The game changed in one play, and if you're a human being who watches sports, by now you should have a pretty good idea of which play that was.

The Patriots were up 34-28 with 2:08 remaining in the game, and after a third down pass from Brady to Wes Welker was broken up on 3rd and 2, New England, who were on their own 28-yardline were faced with a fourth down.

Now for those of you who don't know, the standard procedure on fourth down—unless you are within an inch of the marker (but even then it's risky) or within field goal range—in the NFL is to punt the ball away, lest your team go for the first down and fail, and thus turn the ball over to the other team at the exact spot of the failure.

In other words, if you punt the ball away, the farther and more difficult it will be for the opposing team to score. It is, I repeat, the standard procedure in the NFL. Unfortunately for Patriots fans though, "standard procedure" is a term of which Bill Belichick is not cognizant.

Belichick called his final timeout and ultimately decided to go for the first down on a short pass to Kevin Faulk, who caught it, but who also was denied forward progress just short of the first down marker. Colts ball. It only took Indianapolis four plays to punch it in for the score, who did an exceptional job of shedding time off the clock in the process, before Manning found Reggie Wayne in the end zone on a one-yard strike to tie the game.
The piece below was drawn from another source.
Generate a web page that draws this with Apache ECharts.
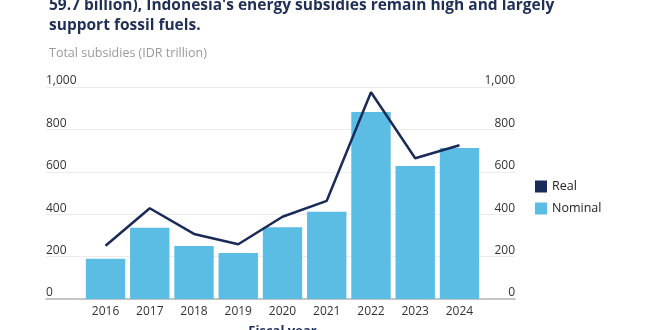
<!DOCTYPE html>
<html>
<head>
<meta charset="utf-8">
<script src="https://cdn.jsdelivr.net/npm/echarts@6/dist/echarts.min.js"></script>
<style>
  html, body { margin: 0; padding: 0; background: #ffffff; }
  #chart { width: 660px; height: 330px; }
</style>
</head>
<body>
<div id="chart"></div>
<script>
// Indonesia energy subsidies, IDR trillion
const years = ['2016', '2017', '2018', '2019', '2020', '2021', '2022', '2023', '2024'];
const nominal = [190, 336, 250, 217, 338, 412, 882, 627, 712];
const real = [251, 428, 307, 258, 388, 463, 975, 664, 725];
const yTicks = [0, 200, 400, 600, 800, 1000];

const FONT = '"Open Sans", Lato, sans-serif';
const NAVY = '#1b2b58';
const SKY = '#5bbde3';

const fmt = v => v.toLocaleString('en-US');

const chart = echarts.init(document.getElementById('chart'), null, { renderer: 'canvas' });

chart.setOption({
  animation: false,
  backgroundColor: '#ffffff',
  textStyle: { fontFamily: FONT },
  graphic: [
    {
      type: 'text', left: 49, top: -4,
      style: {
        text: "59.7 billion), Indonesia's energy subsidies remain high and largely\nsupport fossil fuels.",
        font: 'bold 15.5px ' + FONT, fill: '#1f2f55', lineHeight: 20
      }
    },
    {
      type: 'text', left: 49, top: 47,
      style: { text: 'Total subsidies (IDR trillion)', font: '12.5px ' + FONT, fill: '#9a9a9a' }
    }
  ],
  legend: {
    orient: 'vertical', left: 530, top: 175, itemWidth: 12, itemHeight: 12, itemGap: 9,
    textStyle: { fontSize: 12.5, color: '#222', fontFamily: FONT },
    data: [
      { name: 'Real', icon: 'rect', itemStyle: { color: NAVY } },
      { name: 'Nominal', icon: 'rect', itemStyle: { color: SKY } }
    ]
  },
  grid: [
    // wide frame: gridlines, value labels, baseline
    { left: 46, right: 145, top: 87, bottom: 31, outerBoundsMode: 'none', containLabel: false },
    // plotting area for the categories
    { left: 83.4, right: 178.4, top: 87, bottom: 31, outerBoundsMode: 'none', containLabel: false }
  ],
  xAxis: [
    {
      gridIndex: 0, type: 'value', min: 0, max: 1,
      axisLine: { show: true, onZero: false, lineStyle: { color: '#b5b5b5', width: 1.5 } },
      axisTick: { show: false }, axisLabel: { show: false }, splitLine: { show: false }
    },
    {
      gridIndex: 1, type: 'category', data: years,
      axisLine: { show: false }, axisTick: { show: false },
      axisLabel: { fontSize: 12, color: '#333', margin: 7, fontFamily: FONT },
      name: 'Fiscal year', nameLocation: 'middle', nameGap: 26,
      nameTextStyle: { fontSize: 13, fontWeight: 'bold', color: '#1f2f55', fontFamily: FONT }
    }
  ],
  yAxis: [
    {
      gridIndex: 0, type: 'value', min: yTicks[0], max: yTicks[yTicks.length - 1], interval: 200,
      position: 'left',
      axisLine: { show: false }, axisTick: { show: false },
      axisLabel: {
        inside: true, margin: 0, align: 'left', verticalAlign: 'bottom', lineHeight: 12,
        padding: [0, 0, 0, 0],
        fontSize: 12, color: '#333', fontFamily: FONT, formatter: fmt,
        showMinLabel: true, showMaxLabel: true
      },
      splitLine: { show: true, lineStyle: { color: '#ececec', width: 1 } }
    },
    {
      gridIndex: 0, type: 'value', min: yTicks[0], max: yTicks[yTicks.length - 1], interval: 200,
      position: 'right',
      axisLine: { show: false }, axisTick: { show: false },
      axisLabel: {
        inside: true, margin: 0, align: 'right', verticalAlign: 'bottom', lineHeight: 12,
        padding: [0, 0, 0, 0],
        fontSize: 12, color: '#333', fontFamily: FONT, formatter: fmt,
        showMinLabel: true, showMaxLabel: true
      },
      splitLine: { show: false }
    },
    {
      gridIndex: 1, type: 'value', min: yTicks[0], max: yTicks[yTicks.length - 1],
      show: false, splitLine: { show: false }
    }
  ],
  series: [
    {
      name: 'Nominal', type: 'bar', xAxisIndex: 1, yAxisIndex: 2,
      data: nominal, barCategoryGap: '11%',
      itemStyle: { color: SKY }
    },
    {
      name: 'Real', type: 'line', xAxisIndex: 1, yAxisIndex: 2,
      data: real, showSymbol: false, symbol: 'none',
      lineStyle: { color: NAVY, width: 2.5 }, itemStyle: { color: NAVY }, z: 5
    }
  ]
});
</script>
</body>
</html>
Matt Stover then added the crucial extra point that gave the Colts the 35-34 win. But back to the fourth down call.

Belichick has never been averse to going for it on fourth down. In fact, he prides himself on it. In moments when it would be obvious to most, if not all coaches and fans alike, to punt the ball away or kick the field goal on the final down, Belichick time after time will send his offense back onto the field knowing full well that with their dynamism and composure, they have a pretty good chance of getting the first down.
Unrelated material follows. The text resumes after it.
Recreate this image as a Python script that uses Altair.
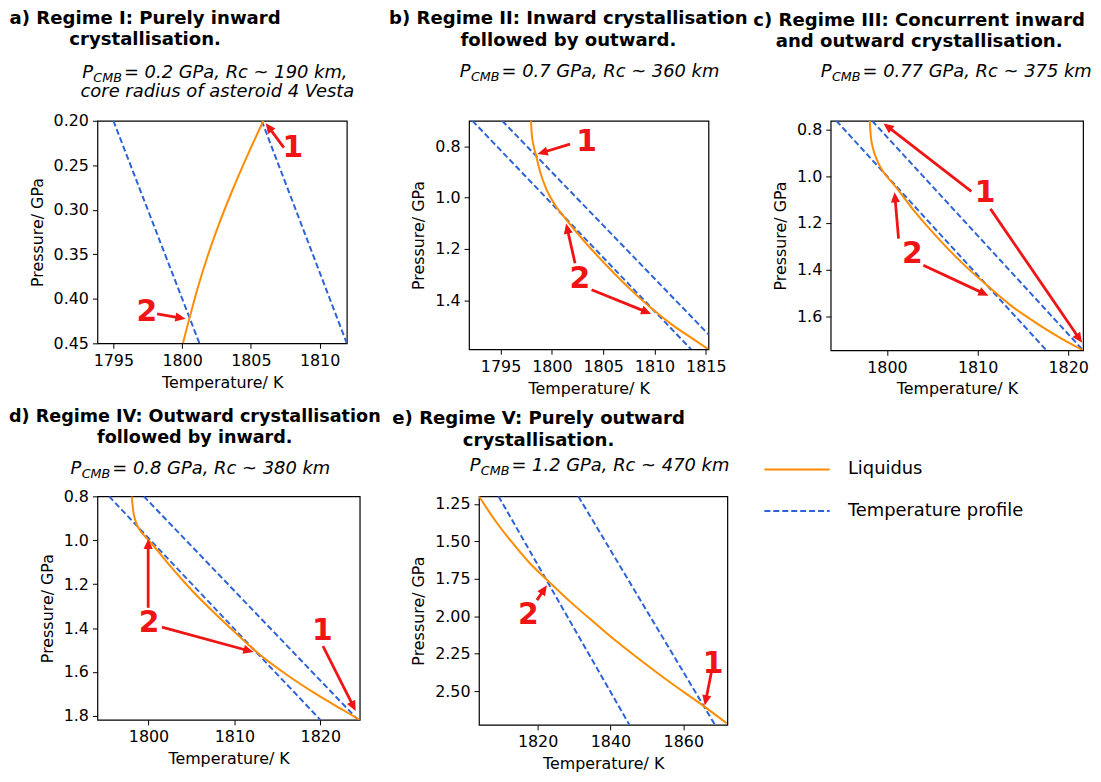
import math
import altair as alt
import pandas as pd

FONT = "DejaVu Sans"
ORANGE = "#ff8c00"
BLUE = "#2d63d8"
RED = "#f01414"

# ------------------------------------------------------------------ data
# a) Regime I
a_liq_T = [1800.06, 1800.52, 1801.12, 1801.84, 1802.66, 1803.60, 1804.68, 1805.91]
a_liq_P = [0.450, 0.4225, 0.3886, 0.3528, 0.3169, 0.2803, 0.2415, 0.200]
a_prof_T = [[1795.0, 1801.26], [1805.79, 1811.98]]
a_prof_P = [[0.20, 0.45], [0.20, 0.45]]
a_arrows = [[1807.40, 0.2302, 1806.08, 0.2027], [1798.18, 0.4169, 1800.25, 0.4225]]
a_labels_T = [1808.06, 1797.44]
a_labels_P = [0.231, 0.4154]
a_labels = ["1", "2"]

# b) Regime II
b_liq_T = [1797.97, 1798.03, 1798.19, 1798.45, 1798.87, 1799.45, 1800.23, 1801.19,
           1803.35, 1805.52, 1807.68, 1809.84, 1811.77, 1813.71, 1815.26]
b_liq_P = [0.700, 0.7458, 0.791, 0.8336, 0.9006, 0.9652, 1.0232, 1.0748,
           1.1786, 1.272, 1.3585, 1.4362, 1.4968, 1.5497, 1.591]
b_prof_T = [[1792.26, 1813.56], [1795.16, 1815.26]]
b_prof_P = [[0.70, 1.591], [0.70, 1.533]]
b_arrows = [[1801.77, 0.791, 1798.61, 0.8297],
            [1802.26, 1.2555, 1801.39, 1.1007],
            [1803.87, 1.3588, 1809.68, 1.453]]
b_labels_T = [1803.39, 1802.74]
b_labels_P = [0.7845, 1.316]
b_labels = ["1", "2"]

# c) Regime III
c_liq_T = [1798.10, 1798.21, 1798.43, 1798.80, 1799.31, 1799.96, 1800.62, 1803.18,
           1805.75, 1808.31, 1810.88, 1813.69, 1816.61, 1819.16, 1821.64]
c_liq_P = [0.763, 0.827, 0.8766, 0.922, 0.9646, 1.0007, 1.0298, 1.1573,
           1.2709, 1.3726, 1.4624, 1.5546, 1.6326, 1.6936, 1.746]
c_prof_T = [[1794.41, 1817.59], [1798.36, 1821.64]]
c_prof_P = [[0.763, 1.746], [0.763, 1.746]]
c_arrows = [[1809.31, 1.0652, 1799.63, 0.7745],
            [1811.42, 1.1404, 1821.53, 1.7135],
            [1801.28, 1.268, 1800.84, 1.0695],
            [1804.01, 1.3816, 1811.20, 1.512]]
c_labels_T = [1810.84, 1802.81]
c_labels_P = [1.0723, 1.3348]
c_labels = ["1", "2"]

# d) Regime IV
d_liq_T = [1798.05, 1798.20, 1798.50, 1799.00, 1799.65, 1800.40, 1802.61, 1805.14,
           1807.86, 1810.19, 1812.45, 1815.64, 1819.53, 1822.65, 1824.59]
d_liq_P = [0.800, 0.860, 0.914, 0.954, 0.985, 1.017, 1.121, 1.232,
           1.338, 1.424, 1.504, 1.600, 1.701, 1.773, 1.818]
d_prof_T = [[1795.40, 1820.0], [1799.45, 1824.40]]
d_prof_P = [[0.80, 1.818], [0.80, 1.818]]
d_arrows = [[1799.96, 1.3076, 1799.96, 0.9939],
            [1801.56, 1.3954, 1812.22, 1.509],
            [1820.31, 1.4818, 1824.12, 1.7773]]
d_labels_T = [1800.08, 1820.23]
d_labels_P = [1.3788, 1.4136]
d_labels = ["2", "1"]

# e) Regime V
e_liq_T = [1803.91, 1808.18, 1812.73, 1817.73, 1822.91, 1829.09, 1835.45, 1841.82,
           1849.09, 1856.36, 1865.91, 1871.90]
e_liq_P = [1.200, 1.356, 1.4996, 1.6432, 1.7646, 1.906, 2.040, 2.171,
           2.309, 2.441, 2.605, 2.714]
e_prof_T = [[1809.27, 1845.2], [1831.18, 1868.7]]
e_prof_P = [[1.20, 2.725], [1.20, 2.725]]
e_arrows = [[1819.82, 1.8927, 1822.55, 1.7933],
            [1867.73, 2.3727, 1865.90, 2.595]]
e_labels_T = [1817.45, 1868.18]
e_labels_P = [1.992, 2.3167]
e_labels = ["2", "1"]

# axes
a_xticks = [1795, 1800, 1805, 1810]
a_yticks = [0.20, 0.25, 0.30, 0.35, 0.40, 0.45]
b_xticks = [1795, 1800, 1805, 1810, 1815]
b_yticks = [0.8, 1.0, 1.2, 1.4]
c_xticks = [1800, 1810, 1820]
c_yticks = [0.8, 1.0, 1.2, 1.4, 1.6]
d_xticks = [1800, 1810, 1820]
d_yticks = [0.8, 1.0, 1.2, 1.4, 1.6, 1.8]
e_xticks = [1820, 1840, 1860]
e_yticks = [1.25, 1.50, 1.75, 2.00, 2.25, 2.50]

# texts
a_title = ["a) Regime I: Purely inward", "crystallisation."]
b_title = ["b) Regime II: Inward crystallisation", "followed by outward."]
c_title = ["c) Regime III: Concurrent inward", "and outward crystallisation."]
d_title = ["d) Regime IV: Outward crystallisation", "followed by inward."]
e_title = ["e) Regime V: Purely outward", "crystallisation."]
a_sub = ["= 0.2 GPa, Rc ~ 190 km,", "core radius of asteroid 4 Vesta"]
b_sub = ["= 0.7 GPa, Rc ~ 360 km"]
c_sub = ["= 0.77 GPa, Rc ~ 375 km"]
d_sub = ["= 0.8 GPa, Rc ~ 380 km"]
e_sub = ["= 1.2 GPa, Rc ~ 470 km"]
legend_names = ["Liquidus", "Temperature profile"]

# ------------------------------------------------------------------ layout
LAYOUT = {
    "a": dict(org=(97, 118), w=251, h=224, tdom=(1793.84, 1811.98), pdom=(0.20, 0.45), yfmt=".2f",
              title_cx=145, title_size=18.2, title_base=(21, 42), sub_x=(81.7, 80), sub_base=(75, 94)),
    "b": dict(org=(471, 118), w=241, h=230, tdom=(1791.93, 1815.26), pdom=(0.70, 1.591), yfmt=".1f",
              title_cx=571, title_size=18.2, title_base=(21, 42.5), sub_x=(461.7,), sub_base=(74,)),
    "c": dict(org=(835, 118), w=254, h=231, tdom=(1793.79, 1821.64), pdom=(0.763, 1.746), yfmt=".1f",
              title_cx=924, title_size=18.2, title_base=(23, 44), sub_x=(825,), sub_base=(74,)),
    "d": dict(org=(97, 496), w=264, h=225, tdom=(1794.05, 1824.59), pdom=(0.80, 1.818), yfmt=".1f",
              title_cx=195, title_size=17.7, title_base=(421.5, 442.7), sub_x=(70,), sub_base=(474,)),
    "e": dict(org=(481, 496), w=250, h=230, tdom=(1803.9, 1872.1), pdom=(1.20, 2.725), yfmt=".2f",
              title_cx=541, title_size=18.2, title_base=(422.7, 445), sub_x=(471.7,), sub_base=(470.7,)),
}
ANCHOR = (5, 2)          # page position of the top-left layout anchor
ROW1_SPACING = 123
ROW2_SPACING = 120
ROW_GAP = 147
ROW1_HEIGHT = 231
SUB_SIZE = 18
SUBSCRIPT_SIZE = 12.8
LEGEND_SIZE = 18
HEAD_PATH = "M0,0 L0.45,1 L-0.45,1 Z"


def txt(t, x, y, size, weight="normal", style="normal", align="left", baseline="alphabetic", color="black"):
    return alt.Chart(pd.DataFrame({"t": [t]})).mark_text(
        font=FONT, fontSize=size, fontWeight=weight, fontStyle=style, align=align,
        baseline=baseline, color=color,
    ).encode(text="t:N", x=alt.value(x), y=alt.value(y))


def make_panel(key, liq_T, liq_P, prof_T, prof_P, arrows, lab_T, lab_P, labs,
               xticks, yticks, title, sub, extra=None):
    L = LAYOUT[key]
    ox, oy = L["org"]
    W, H = L["w"], L["h"]
    t0, t1 = L["tdom"]
    p0, p1 = L["pdom"]
    sx = W / (t1 - t0)
    sy = H / (p1 - p0)
    xs = alt.Scale(domain=[t0, t1], nice=False, zero=False)
    ys = alt.Scale(domain=[p0, p1], nice=False, zero=False, reverse=True)
    X = alt.X("T:Q", scale=xs, axis=alt.Axis(values=xticks, format="d", title="Temperature/ K"))
    Y = alt.Y("P:Q", scale=ys, axis=alt.Axis(values=yticks, format=L["yfmt"], title="Pressure/ GPa"))

    liq = pd.DataFrame({"T": liq_T, "P": liq_P})
    rows = []
    for i, (tt, pp) in enumerate(zip(prof_T, prof_P)):
        for a, b in zip(tt, pp):
            rows.append({"T": a, "P": b, "line": i})
    prof = pd.DataFrame(rows)

    arr_rows, head_rows = [], []
    for (ta, pa, tb, pb) in arrows:
        dx = (tb - ta) * sx
        dy = (pb - pa) * sy
        ln = math.hypot(dx, dy)
        ang = math.degrees(math.atan2(dx, -dy)) % 360
        back = 6.0
        te = tb - dx / ln * back / sx
        pe = pb - dy / ln * back / sy
        arr_rows.append({"T": ta, "P": pa, "T2": te, "P2": pe})
        head_rows.append({"T": tb, "P": pb, "ang": ang})
    arr = pd.DataFrame(arr_rows)
    heads = pd.DataFrame(head_rows)
    labdf = pd.DataFrame({"T": lab_T, "P": lab_P, "lab": labs})

    layers = [
        alt.Chart(prof).mark_line(color=BLUE, strokeWidth=2, strokeDash=[6, 3], clip=True).encode(
            x=X, y=Y, detail="line:N"),
        alt.Chart(liq).mark_line(color=ORANGE, strokeWidth=2, interpolate="monotone", clip=True).encode(
            x=X, y=Y),
        alt.Chart(arr).mark_rule(color=RED, strokeWidth=2.8).encode(
            x=X, y=Y, x2="T2:Q", y2="P2:Q"),
        alt.Chart(heads).mark_point(shape=HEAD_PATH, filled=True, color=RED, size=420, opacity=1,
                                    strokeWidth=0).encode(
            x=X, y=Y, angle=alt.Angle("ang:Q", scale=None)),
        alt.Chart(labdf).mark_text(color=RED, font=FONT, fontSize=30, fontWeight="bold",
                                   baseline="middle", align="center").encode(x=X, y=Y, text="lab:N"),
    ]
    for line, base in zip(title, L["title_base"]):
        layers.append(txt(line, L["title_cx"] - ox, base - oy, L["title_size"], weight="bold",
                          align="center"))
    for j, (line, sxp, base) in enumerate(zip(sub, L["sub_x"], L["sub_base"])):
        if j == 0:
            layers.append(txt("P", sxp - ox, base - oy, SUB_SIZE, style="italic"))
            layers.append(txt("CMB", sxp - ox + 11.2, base - oy + 4, SUBSCRIPT_SIZE, style="italic"))
            layers.append(txt(line, sxp - ox + 42.0, base - oy, SUB_SIZE, style="italic"))
        else:
            layers.append(txt(line, sxp - ox, base - oy, SUB_SIZE, style="italic"))
    if extra:
        layers.extend(extra(ox, oy))
    return alt.layer(*layers).properties(width=W, height=H)


def anchor_layers(ox, oy):
    # white hairline fixing the top-left corner of the page layout
    ax, ay = ANCHOR
    return [alt.Chart(pd.DataFrame({"k": [0]})).mark_rule(color="white", strokeWidth=0.5).encode(
        x=alt.value(ax - ox), x2=alt.value(ax - ox + 1), y=alt.value(ay - oy))]


def legend_layers(ox, oy):
    items = []
    ys_ = [469, 510.7]
    cols = [ORANGE, BLUE]
    dashes = [None, [6, 3]]
    for name, yy, col, dash in zip(legend_names, ys_, cols, dashes):
        kw = dict(color=col, strokeWidth=2)
        if dash:
            kw["strokeDash"] = dash
        items.append(alt.Chart(pd.DataFrame({"k": [0]})).mark_rule(**kw).encode(
            x=alt.value(768.3 - ox), x2=alt.value(834 - ox), y=alt.value(yy - oy)))
        items.append(txt(name, 852.3 - ox, yy - oy, LEGEND_SIZE, baseline="middle"))
    return items


pa = make_panel("a", a_liq_T, a_liq_P, a_prof_T, a_prof_P, a_arrows, a_labels_T, a_labels_P, a_labels,
                a_xticks, a_yticks, a_title, a_sub, extra=anchor_layers)
pb = make_panel("b", b_liq_T, b_liq_P, b_prof_T, b_prof_P, b_arrows, b_labels_T, b_labels_P, b_labels,
                b_xticks, b_yticks, b_title, b_sub)
pc = make_panel("c", c_liq_T, c_liq_P, c_prof_T, c_prof_P, c_arrows, c_labels_T, c_labels_P, c_labels,
                c_xticks, c_yticks, c_title, c_sub)
pd_ = make_panel("d", d_liq_T, d_liq_P, d_prof_T, d_prof_P, d_arrows, d_labels_T, d_labels_P, d_labels,
                 d_xticks, d_yticks, d_title, d_sub)
pe = make_panel("e", e_liq_T, e_liq_P, e_prof_T, e_prof_P, e_arrows, e_labels_T, e_labels_P, e_labels,
                e_xticks, e_yticks, e_title, e_sub, extra=legend_layers)

row1 = alt.hconcat(pa, pb, pc, spacing=ROW1_SPACING, bounds="flush")
row2 = alt.hconcat(pd_, pe, spacing=ROW2_SPACING, bounds="flush")
# with flush bounds the nested row counts with no height, so the row height is part of the gap
chart = alt.vconcat(row1, row2, spacing=ROW1_HEIGHT + ROW_GAP, bounds="flush").properties(
    padding={"left": ANCHOR[0] - 8, "top": ANCHOR[1] - 8, "right": 0, "bottom": 4}
).configure_axis(
    labelFont=FONT, titleFont=FONT, labelFontSize=16, titleFontSize=16, titleFontWeight="normal",
    labelColor="black", titleColor="black", tickColor="black", tickSize=5, tickWidth=1,
    domain=False, grid=False, labelPadding=4, titlePadding=6,
).configure_axisY(titlePadding=8).configure_view(stroke="black", strokeWidth=1.2)

chart.save("out.html", embed_options={"renderer": "svg", "actions": False})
It also helps when you have Tom Brady, arguably one of the smartest players in NFL history, at your disposal. So should any of us really be surprised that Belichick decided to do Sunday night what he so often does?

His decision did little to dispel the notion that he probably colored outside the lines as a kid, for surely no head coach in all of professional sports is as staunch to his idiosyncratic in-game tactics (Knicks head coach Mike D'Antoni is tantalizingly close) as Belichick.

He will always go for it on fourth and short, run up the score on you until the final whistle blows, and give the opposing coach a curt, perfunctory handshake after the game (only if you're lucky though, Eric Mangini).

He will never smile on the sidelines in the middle of a game, give direct responses to answers at press conferences, and be completely satisfied until he wins another Super Bowl. It is this audacity—in fact, a real kind of arrogance—in all facets of his coaching style that easily makes him the most dislikable head coach in sports, and I'm not just saying that because he left the Jets after one day as the boss back in 2000 (this also coming from a guy who believes Belichick owes more to Jets linebacker Mo Lewis for sidelining Drew Bledsoe indefinitely back in 2001 that paved the way for Brady for his success than anybody).

Fittingly, as if the football gods of karma had intervened, Belichick could not even challenge the spot of the ball on the Faulk play as he had already burned all of his timeouts. And when he stormed off the field at the end of the game like a ten-year-old en route to his room after being grounded by his parents, he predictably spurned everyone in his path offering him a sportsmanlike shake, most notably Stover, who might as well have been a mosquito buzzing in Belichick's ear in the way the coach brushed off the kicker.

Yes, it is this audacity that makes Belichick so easy to dislike. Yet, it is this same audacity that has made Belichick one of the most successful head coaches in NFL history.

The reaction around campus and the rest of New England this week following Belichick's Bay of Pigs has been expectedly mixed, several who have cited the reasons above as to why it was the right decision to go for it on fourth down, while others have pointed to the poor field position at the time being as clear a sign as any to punt it away "at least make Peyton Manning beat us."

Regardless of what the pundits have voiced though, this is perhaps the first time since his inaugural season in charge in which New England finished 5-11 that Patriots fans have questioned Belichick, and still, the stubborn head coach remained resolute to his decision after the game telling reporters that the contentious call gave his team the best chance to win the game at the time. And although it didn't work out the way he had hoped, Belichick knew exactly what he was doing. By going for it Sunday night, he may have made implicit his not trusting his defense enough to stop Manning.

On the contrary, he may have invested too much trust in his offense to get the first down. Regardless of the outcome, the game didn't mean much more than another thrilling chapter of a storied rivalry, as the Patriots still sit comfortably atop the AFC East with all signs indicative of a postseason berth in the near future.

And as a Patriots fan told me on Monday, "This loss will hurt a lot more if the Colts go undefeated."

Belichick took a gamble Sunday night that he thought would pay off: the best quarterback in the league throwing a quick dart to one of the most sure-handed receivers on the team in Kevin Faulk, just as they'd done a million times before. But this time it didn't work out for Big Bill, and I gotta say, it really couldn't have happened to a nicer guy.